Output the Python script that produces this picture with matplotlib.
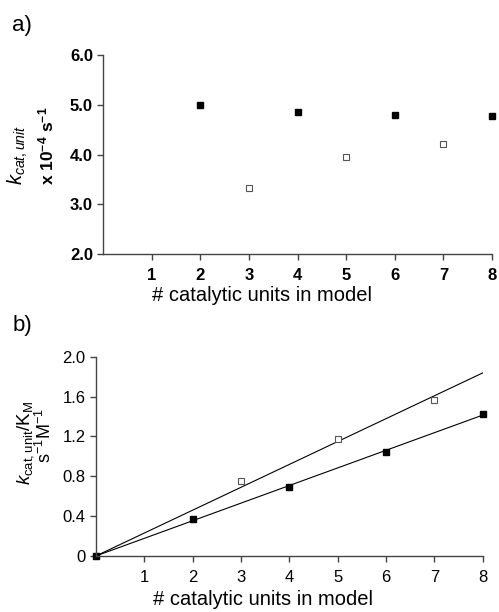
---
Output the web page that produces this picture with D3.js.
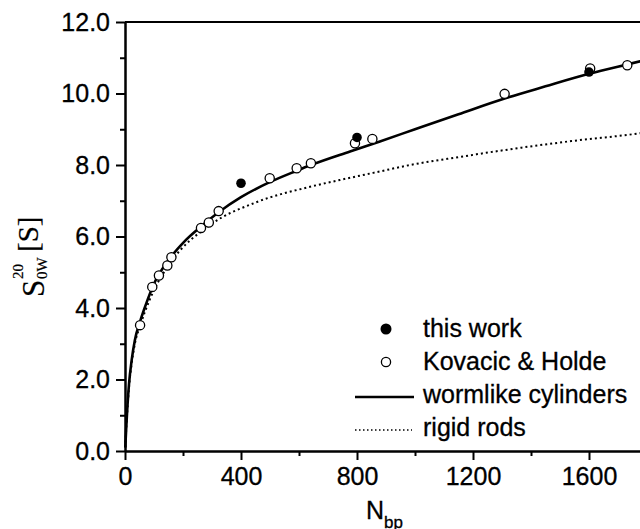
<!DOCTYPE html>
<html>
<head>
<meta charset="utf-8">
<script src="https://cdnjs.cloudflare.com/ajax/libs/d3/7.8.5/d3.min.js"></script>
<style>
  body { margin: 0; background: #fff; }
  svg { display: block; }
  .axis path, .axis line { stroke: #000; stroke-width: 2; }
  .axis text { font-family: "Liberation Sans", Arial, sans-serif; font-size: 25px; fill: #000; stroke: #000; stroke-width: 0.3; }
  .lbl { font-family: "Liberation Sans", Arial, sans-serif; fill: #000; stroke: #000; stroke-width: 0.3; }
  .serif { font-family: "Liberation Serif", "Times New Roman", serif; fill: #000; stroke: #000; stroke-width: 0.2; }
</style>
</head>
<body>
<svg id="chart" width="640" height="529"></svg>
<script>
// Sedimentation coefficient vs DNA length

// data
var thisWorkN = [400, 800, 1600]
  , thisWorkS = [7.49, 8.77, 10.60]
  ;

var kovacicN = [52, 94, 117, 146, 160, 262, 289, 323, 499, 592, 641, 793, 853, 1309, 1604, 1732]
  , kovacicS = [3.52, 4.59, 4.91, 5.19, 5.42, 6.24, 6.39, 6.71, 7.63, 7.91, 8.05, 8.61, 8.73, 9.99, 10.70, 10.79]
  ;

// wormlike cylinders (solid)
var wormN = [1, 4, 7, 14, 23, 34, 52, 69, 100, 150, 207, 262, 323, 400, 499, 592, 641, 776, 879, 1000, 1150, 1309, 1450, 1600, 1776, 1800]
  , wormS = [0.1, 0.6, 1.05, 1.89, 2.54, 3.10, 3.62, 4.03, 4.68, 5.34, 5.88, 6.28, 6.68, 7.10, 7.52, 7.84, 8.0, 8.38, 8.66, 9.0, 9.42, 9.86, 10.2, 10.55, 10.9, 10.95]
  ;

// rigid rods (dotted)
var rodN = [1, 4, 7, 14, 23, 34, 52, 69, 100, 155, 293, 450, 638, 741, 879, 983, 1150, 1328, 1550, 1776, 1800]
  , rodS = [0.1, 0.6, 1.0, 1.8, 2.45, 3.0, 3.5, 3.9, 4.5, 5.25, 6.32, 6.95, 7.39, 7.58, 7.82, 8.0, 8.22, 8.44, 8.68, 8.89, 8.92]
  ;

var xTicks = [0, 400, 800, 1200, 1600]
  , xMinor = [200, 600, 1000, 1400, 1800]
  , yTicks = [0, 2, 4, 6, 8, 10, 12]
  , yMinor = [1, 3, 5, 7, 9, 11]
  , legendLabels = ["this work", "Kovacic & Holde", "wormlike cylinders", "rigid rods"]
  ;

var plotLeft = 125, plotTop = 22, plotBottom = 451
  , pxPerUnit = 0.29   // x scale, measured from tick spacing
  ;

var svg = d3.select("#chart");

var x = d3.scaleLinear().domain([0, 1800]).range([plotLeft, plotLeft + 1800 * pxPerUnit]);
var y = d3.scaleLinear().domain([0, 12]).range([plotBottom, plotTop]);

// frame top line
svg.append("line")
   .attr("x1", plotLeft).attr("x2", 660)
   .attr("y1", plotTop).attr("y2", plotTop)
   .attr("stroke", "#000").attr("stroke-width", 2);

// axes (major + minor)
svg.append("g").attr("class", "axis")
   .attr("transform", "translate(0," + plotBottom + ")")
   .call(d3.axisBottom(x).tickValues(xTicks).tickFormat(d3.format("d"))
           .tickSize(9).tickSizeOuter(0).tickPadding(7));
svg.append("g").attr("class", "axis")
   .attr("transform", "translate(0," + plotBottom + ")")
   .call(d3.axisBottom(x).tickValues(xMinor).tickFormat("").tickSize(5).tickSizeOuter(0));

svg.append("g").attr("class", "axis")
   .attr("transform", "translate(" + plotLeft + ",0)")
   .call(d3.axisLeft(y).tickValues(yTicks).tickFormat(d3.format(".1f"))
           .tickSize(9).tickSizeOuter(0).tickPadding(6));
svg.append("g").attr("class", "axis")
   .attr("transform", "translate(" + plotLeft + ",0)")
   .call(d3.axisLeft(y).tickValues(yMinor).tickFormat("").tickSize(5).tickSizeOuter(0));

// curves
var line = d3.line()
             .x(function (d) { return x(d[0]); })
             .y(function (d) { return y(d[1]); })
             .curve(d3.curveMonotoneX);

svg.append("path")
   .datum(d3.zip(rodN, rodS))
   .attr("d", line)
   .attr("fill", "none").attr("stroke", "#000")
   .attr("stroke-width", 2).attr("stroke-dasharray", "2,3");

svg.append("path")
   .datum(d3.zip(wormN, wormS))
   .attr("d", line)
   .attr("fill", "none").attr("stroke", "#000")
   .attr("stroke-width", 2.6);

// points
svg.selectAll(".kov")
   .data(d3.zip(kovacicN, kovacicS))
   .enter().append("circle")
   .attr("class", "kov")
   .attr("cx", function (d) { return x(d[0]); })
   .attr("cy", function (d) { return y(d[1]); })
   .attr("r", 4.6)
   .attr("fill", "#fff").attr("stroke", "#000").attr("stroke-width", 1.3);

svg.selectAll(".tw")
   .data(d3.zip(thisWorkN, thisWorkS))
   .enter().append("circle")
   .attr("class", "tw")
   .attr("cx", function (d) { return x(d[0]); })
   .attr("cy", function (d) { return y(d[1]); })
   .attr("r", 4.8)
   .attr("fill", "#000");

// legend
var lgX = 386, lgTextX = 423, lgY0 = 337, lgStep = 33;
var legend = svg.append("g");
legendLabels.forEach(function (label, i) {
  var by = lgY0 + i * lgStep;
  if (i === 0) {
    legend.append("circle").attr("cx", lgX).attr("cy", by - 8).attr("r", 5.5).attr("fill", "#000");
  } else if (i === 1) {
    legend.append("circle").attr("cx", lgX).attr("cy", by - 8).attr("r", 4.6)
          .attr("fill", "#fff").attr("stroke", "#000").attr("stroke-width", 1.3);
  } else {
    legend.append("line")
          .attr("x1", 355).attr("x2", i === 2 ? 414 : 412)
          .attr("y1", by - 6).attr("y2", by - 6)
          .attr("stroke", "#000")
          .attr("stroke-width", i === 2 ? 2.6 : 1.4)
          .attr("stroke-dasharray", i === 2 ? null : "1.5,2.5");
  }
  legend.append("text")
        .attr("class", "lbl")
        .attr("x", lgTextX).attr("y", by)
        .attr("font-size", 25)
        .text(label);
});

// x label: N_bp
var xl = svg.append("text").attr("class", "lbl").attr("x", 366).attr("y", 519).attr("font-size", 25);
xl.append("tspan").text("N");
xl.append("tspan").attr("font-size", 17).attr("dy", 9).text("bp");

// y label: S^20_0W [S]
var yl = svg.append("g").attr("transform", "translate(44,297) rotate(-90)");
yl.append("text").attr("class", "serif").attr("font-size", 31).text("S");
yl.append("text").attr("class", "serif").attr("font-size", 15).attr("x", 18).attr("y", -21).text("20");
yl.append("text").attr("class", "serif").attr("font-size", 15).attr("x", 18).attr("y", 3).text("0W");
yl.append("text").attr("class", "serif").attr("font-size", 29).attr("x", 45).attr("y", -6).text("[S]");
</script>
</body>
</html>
...
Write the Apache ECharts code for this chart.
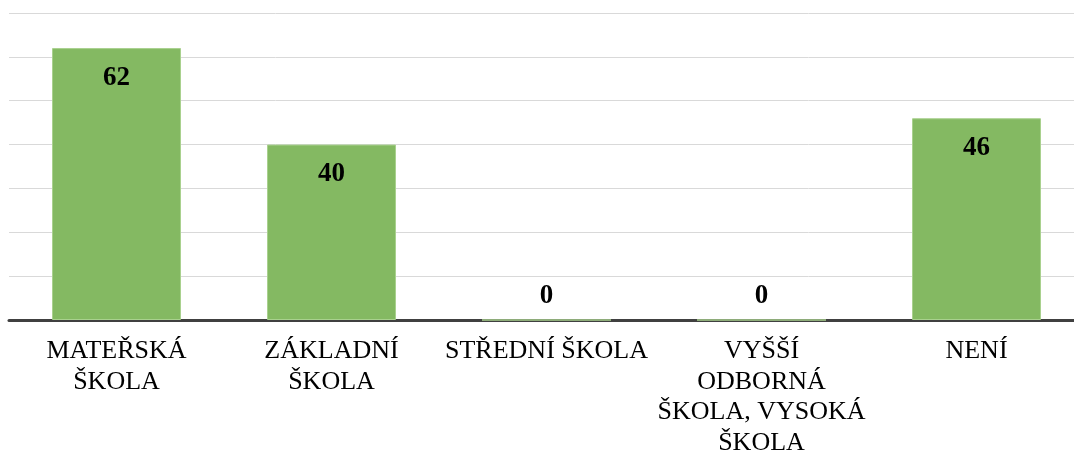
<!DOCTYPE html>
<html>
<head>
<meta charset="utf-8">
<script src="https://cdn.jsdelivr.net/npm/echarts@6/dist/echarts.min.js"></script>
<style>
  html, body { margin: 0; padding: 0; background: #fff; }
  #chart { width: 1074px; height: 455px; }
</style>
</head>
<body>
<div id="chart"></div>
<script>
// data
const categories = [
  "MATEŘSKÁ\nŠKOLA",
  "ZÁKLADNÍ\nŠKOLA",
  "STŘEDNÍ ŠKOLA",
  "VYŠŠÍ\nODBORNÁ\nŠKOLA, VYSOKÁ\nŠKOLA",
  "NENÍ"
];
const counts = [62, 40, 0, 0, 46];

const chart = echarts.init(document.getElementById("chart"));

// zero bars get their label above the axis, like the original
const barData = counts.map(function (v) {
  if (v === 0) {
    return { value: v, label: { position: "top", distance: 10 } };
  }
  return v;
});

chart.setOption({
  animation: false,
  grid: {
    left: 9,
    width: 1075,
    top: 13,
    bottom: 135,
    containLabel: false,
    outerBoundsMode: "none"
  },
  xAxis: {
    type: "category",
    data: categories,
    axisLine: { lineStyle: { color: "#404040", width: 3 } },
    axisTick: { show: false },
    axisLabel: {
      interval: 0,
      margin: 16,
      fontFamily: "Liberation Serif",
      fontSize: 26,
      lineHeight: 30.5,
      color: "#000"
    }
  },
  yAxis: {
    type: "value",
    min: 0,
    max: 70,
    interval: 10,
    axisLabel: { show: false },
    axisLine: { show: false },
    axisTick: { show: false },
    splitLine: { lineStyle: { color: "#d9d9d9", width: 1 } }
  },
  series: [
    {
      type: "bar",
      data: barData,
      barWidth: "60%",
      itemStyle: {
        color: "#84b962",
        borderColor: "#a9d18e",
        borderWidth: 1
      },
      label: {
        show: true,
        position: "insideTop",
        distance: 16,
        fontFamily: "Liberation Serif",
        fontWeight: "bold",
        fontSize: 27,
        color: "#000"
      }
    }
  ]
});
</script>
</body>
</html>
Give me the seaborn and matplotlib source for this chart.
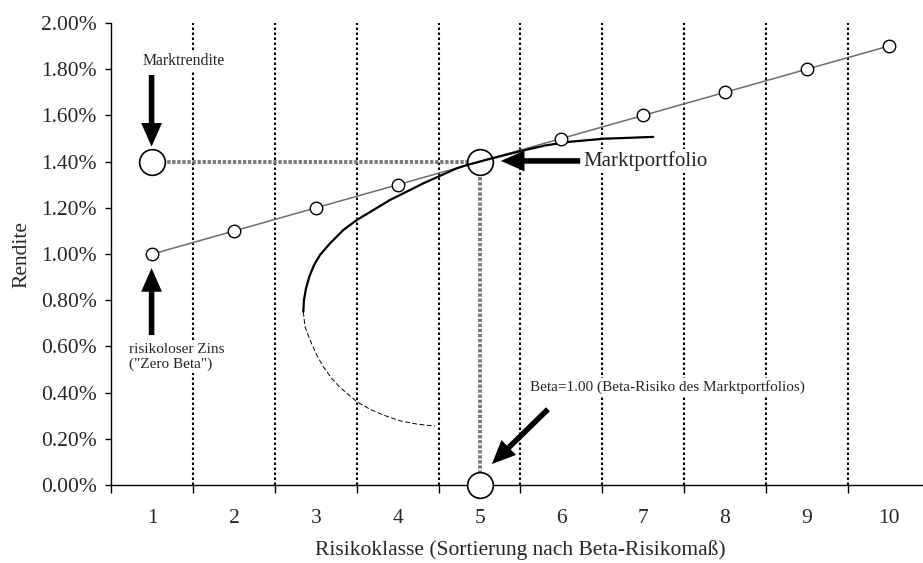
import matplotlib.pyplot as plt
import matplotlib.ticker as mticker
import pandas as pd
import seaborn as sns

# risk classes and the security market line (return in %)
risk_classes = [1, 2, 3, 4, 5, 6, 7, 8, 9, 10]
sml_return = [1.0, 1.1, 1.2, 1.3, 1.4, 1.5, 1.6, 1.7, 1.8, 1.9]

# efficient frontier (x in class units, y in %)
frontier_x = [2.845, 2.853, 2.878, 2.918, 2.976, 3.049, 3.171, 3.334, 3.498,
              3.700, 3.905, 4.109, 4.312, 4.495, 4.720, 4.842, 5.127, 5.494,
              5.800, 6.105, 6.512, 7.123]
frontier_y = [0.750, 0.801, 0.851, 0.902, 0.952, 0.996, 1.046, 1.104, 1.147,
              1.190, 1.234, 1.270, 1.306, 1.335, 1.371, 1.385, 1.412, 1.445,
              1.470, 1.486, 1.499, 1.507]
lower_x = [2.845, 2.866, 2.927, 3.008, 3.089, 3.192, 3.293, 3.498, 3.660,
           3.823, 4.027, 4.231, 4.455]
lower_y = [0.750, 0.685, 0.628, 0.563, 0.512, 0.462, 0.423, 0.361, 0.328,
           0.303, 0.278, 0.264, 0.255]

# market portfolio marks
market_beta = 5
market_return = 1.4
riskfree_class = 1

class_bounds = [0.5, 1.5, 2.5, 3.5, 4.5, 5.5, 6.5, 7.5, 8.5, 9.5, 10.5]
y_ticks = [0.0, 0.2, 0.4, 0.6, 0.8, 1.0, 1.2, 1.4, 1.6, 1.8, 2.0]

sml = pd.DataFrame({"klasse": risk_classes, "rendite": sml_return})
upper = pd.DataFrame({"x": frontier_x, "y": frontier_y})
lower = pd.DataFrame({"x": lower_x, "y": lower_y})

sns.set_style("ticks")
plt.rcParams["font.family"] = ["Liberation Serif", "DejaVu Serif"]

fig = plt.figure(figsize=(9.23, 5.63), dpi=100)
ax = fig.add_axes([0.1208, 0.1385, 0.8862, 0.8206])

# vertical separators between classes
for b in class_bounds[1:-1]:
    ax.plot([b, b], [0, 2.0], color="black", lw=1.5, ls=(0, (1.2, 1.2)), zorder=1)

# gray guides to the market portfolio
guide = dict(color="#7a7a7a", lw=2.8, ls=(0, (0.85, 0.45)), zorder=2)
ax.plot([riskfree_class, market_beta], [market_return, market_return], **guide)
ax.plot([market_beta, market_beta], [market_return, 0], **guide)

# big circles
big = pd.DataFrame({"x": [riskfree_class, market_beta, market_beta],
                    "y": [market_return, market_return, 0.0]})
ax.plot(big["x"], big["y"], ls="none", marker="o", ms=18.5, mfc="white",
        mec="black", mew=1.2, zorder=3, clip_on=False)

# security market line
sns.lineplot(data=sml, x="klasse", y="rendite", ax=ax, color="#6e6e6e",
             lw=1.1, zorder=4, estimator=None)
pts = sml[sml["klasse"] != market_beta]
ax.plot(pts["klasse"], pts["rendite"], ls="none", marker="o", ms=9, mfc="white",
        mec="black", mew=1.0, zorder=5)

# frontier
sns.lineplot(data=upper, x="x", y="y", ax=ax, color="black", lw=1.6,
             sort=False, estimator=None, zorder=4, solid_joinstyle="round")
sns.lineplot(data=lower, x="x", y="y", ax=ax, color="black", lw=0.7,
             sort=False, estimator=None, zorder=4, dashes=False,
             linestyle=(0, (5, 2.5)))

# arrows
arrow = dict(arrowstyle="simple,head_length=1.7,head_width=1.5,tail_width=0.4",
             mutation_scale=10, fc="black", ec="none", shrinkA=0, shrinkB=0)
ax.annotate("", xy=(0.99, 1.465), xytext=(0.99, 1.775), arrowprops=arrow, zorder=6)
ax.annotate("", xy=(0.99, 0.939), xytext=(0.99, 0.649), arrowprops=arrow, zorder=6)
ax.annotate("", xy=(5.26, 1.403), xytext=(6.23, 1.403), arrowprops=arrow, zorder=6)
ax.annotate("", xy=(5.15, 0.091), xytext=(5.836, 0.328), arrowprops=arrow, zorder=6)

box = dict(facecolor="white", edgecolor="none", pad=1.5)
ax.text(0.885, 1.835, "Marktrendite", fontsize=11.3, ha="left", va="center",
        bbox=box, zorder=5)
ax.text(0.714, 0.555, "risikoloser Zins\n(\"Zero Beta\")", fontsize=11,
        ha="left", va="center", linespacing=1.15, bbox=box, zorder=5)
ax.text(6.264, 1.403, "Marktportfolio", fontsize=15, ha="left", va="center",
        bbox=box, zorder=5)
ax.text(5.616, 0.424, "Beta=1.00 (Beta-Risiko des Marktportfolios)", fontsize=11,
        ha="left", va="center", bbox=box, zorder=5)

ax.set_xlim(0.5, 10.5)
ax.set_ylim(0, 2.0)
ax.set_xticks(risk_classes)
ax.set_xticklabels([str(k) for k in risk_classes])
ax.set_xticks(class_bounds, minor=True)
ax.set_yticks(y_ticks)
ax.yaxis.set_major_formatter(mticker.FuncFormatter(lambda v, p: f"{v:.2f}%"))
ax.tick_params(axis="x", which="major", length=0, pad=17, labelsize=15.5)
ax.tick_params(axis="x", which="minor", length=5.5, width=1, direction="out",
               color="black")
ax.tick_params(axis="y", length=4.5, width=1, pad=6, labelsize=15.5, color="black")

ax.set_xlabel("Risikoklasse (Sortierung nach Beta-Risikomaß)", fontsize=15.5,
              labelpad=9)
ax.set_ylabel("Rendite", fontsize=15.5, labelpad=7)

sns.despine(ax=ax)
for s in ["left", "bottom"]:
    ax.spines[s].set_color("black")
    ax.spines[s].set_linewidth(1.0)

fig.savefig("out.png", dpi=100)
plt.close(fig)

- Challenge: Begin with the line that contains "Write the Apache ECharts code for this chart." and end with the line that contains "import seaborn as sns"; write out both and all lines between exactly, but no pictures.

- Output for this exercise:
Write the Apache ECharts code for this chart.
<!DOCTYPE html>
<html>
<head>
<meta charset="utf-8">
<script src="https://cdn.jsdelivr.net/npm/echarts@6/dist/echarts.min.js"></script>
<style>
  html, body { margin: 0; padding: 0; background: #fff; }
  #chart { width: 1074px; height: 455px; }
</style>
</head>
<body>
<div id="chart"></div>
<script>
// data
const categories = [
  "MATEŘSKÁ\nŠKOLA",
  "ZÁKLADNÍ\nŠKOLA",
  "STŘEDNÍ ŠKOLA",
  "VYŠŠÍ\nODBORNÁ\nŠKOLA, VYSOKÁ\nŠKOLA",
  "NENÍ"
];
const counts = [62, 40, 0, 0, 46];

const chart = echarts.init(document.getElementById("chart"));

// zero bars get their label above the axis, like the original
const barData = counts.map(function (v) {
  if (v === 0) {
    return { value: v, label: { position: "top", distance: 10 } };
  }
  return v;
});

chart.setOption({
  animation: false,
  grid: {
    left: 9,
    width: 1075,
    top: 13,
    bottom: 135,
    containLabel: false,
    outerBoundsMode: "none"
  },
  xAxis: {
    type: "category",
    data: categories,
    axisLine: { lineStyle: { color: "#404040", width: 3 } },
    axisTick: { show: false },
    axisLabel: {
      interval: 0,
      margin: 16,
      fontFamily: "Liberation Serif",
      fontSize: 26,
      lineHeight: 30.5,
      color: "#000"
    }
  },
  yAxis: {
    type: "value",
    min: 0,
    max: 70,
    interval: 10,
    axisLabel: { show: false },
    axisLine: { show: false },
    axisTick: { show: false },
    splitLine: { lineStyle: { color: "#d9d9d9", width: 1 } }
  },
  series: [
    {
      type: "bar",
      data: barData,
      barWidth: "60%",
      itemStyle: {
        color: "#84b962",
        borderColor: "#a9d18e",
        borderWidth: 1
      },
      label: {
        show: true,
        position: "insideTop",
        distance: 16,
        fontFamily: "Liberation Serif",
        fontWeight: "bold",
        fontSize: 27,
        color: "#000"
      }
    }
  ]
});
</script>
</body>
</html>
Give me the seaborn and matplotlib source for this chart.
import matplotlib.pyplot as plt
import matplotlib.ticker as mticker
import pandas as pd
import seaborn as sns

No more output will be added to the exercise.